Six questions for
Carla Garlaschi

Tique asks six questions to an artist about their work and inspiration.
This week: Carla Garlaschi.

Artist Carla Garlaschi / Princess Prada
Lives in London, Stockholm, Santiago de Chile
Website https://carlagarlaschi.com/

How do you describe your own art practice?

As a Latin American artist, the image of an artist describing their own art practice is a trope that I find fascinating for how cryptic, funny, disappointing, enlightening, misleading, fragile, or embarrassing the artist might be at talking about their own oeuvre. To me, it’s a lifelong exercise. In 2012 I would have answered your question with my essay/self-help manual ‘HOW TO BE SOMEOME: A Formula to Conquer the World’. In 2016 I would respond with a dramatized artist statement in ‘The Rise of The Latin American Artist’. In 2017 with the telenovela trailer ‘Labyrinth of Illusion’. In 2018 with the reggaeton single MONEY MONEY. 2022 with a meme

Which question or theme is central in your work?

Belonging, not-belonging, trying to belong, not wanting to belong. I often return to the figure of the ‘pachuco’ which the Mexican philosopher Octavio Paz describes in his essay ‘The Labyrinth of Solitude’ (1950) as an impassive and sinister clown that is always on the run, embodying grotesque dandyism and defiant behavior towards the society that receives them as a migrant.

What was your first experience with art?

When I was a child and I arrived in Iquique, a Chilean coast town located between the Pacific Ocean and the Atacama Desert. Sometimes there were sandstorms. I learned to read and write there. There was a print in my parent’s house that was an ocean by night with palm trees, I liked the lines so much, they were all parallel it wasn’t an expressionist print, I looked at it often before going to school since it was also dark, I used to relate the print to that darkness before dawn. Then, probably a schoolteacher recommended my parents to take me to painting lessons, there are no art or culture-related people in my family. I attended painting lessons in the cultural center, and the old wooden house smelled of turpentine and floor wax. They asked me to make a self-portrait and I painted myself looking at myself in the mirror… very meta. I remember that moment.

What is your greatest source of inspiration?

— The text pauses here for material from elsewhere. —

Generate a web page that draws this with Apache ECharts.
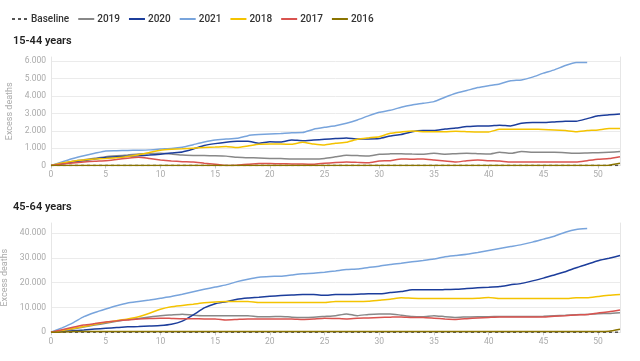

I feel embarrassed any time I use the word “inspiration” in its whole length to talk about art, it’s the strict Chilean academy showing up. I would answer with what gives me a kick, a brain high, what turns me on intellectually, more than an aha- moment I really appreciate a what the fuck-moment and things that you say, “this isn’t true but ¿what if it was?” I find that often in Latin American pop culture, bad TV, infomercials, self-help literature, pseudo-science, gossip magazines, boomers’ PowerPoint jokes, pretentious and very affected art talk, rumors, heartbreaks, sex-positive parties, juice ads, jingles, old-school reggaeton beats low fi beats lost on the internet, messages written on greasy toilet doors, American cereal boxes design, toys graphics, absurd and over the top merchandising like planes flying with a banner back and forth during summer. Also, people’s lives, for a very mysterious reason, people tend to get confessional with me and tell me lots of things. Random conversations heard on the street.

What do you need in order to create your work?

It changes depending on what kind of work am I doing. Currently, I am writing a telenovela chapter for my project Telenovela and Social Transformation for a solo show at Museo de Arte Contemporáneo, so, being in Chile during this massive shift and intense political moment that our society is going through is crucial to me. The root of my emotional cosmogony lies in Latin America, I was born and raised in Chile. And in general, I would say stimulating surroundings, literature, and people. To me, art-making is the perfect excuse to meet up with new people or approach people I am curious about. As I see it, producing art is like inviting people to play a game. Joy is an important part of what I need for myself and for the people involved in the process, I find it political, especially being raised in Chile during the dictatorship where things were so grey.

What work or artist has most recently surprised you?

‘Nuestra parte de noche’ (2019) a novel by the Argentinean author Mariana Enríquez. It shook me to the core. I read it and suffer through it; I was stunned and disgusted. But it felt necessary to better connect with the region where I was raised, she addresses some very deep fears that I also share as a Latin American. ‘Life Between Islands: Caribbean-British Art 50s-Now’ in Tate Britain.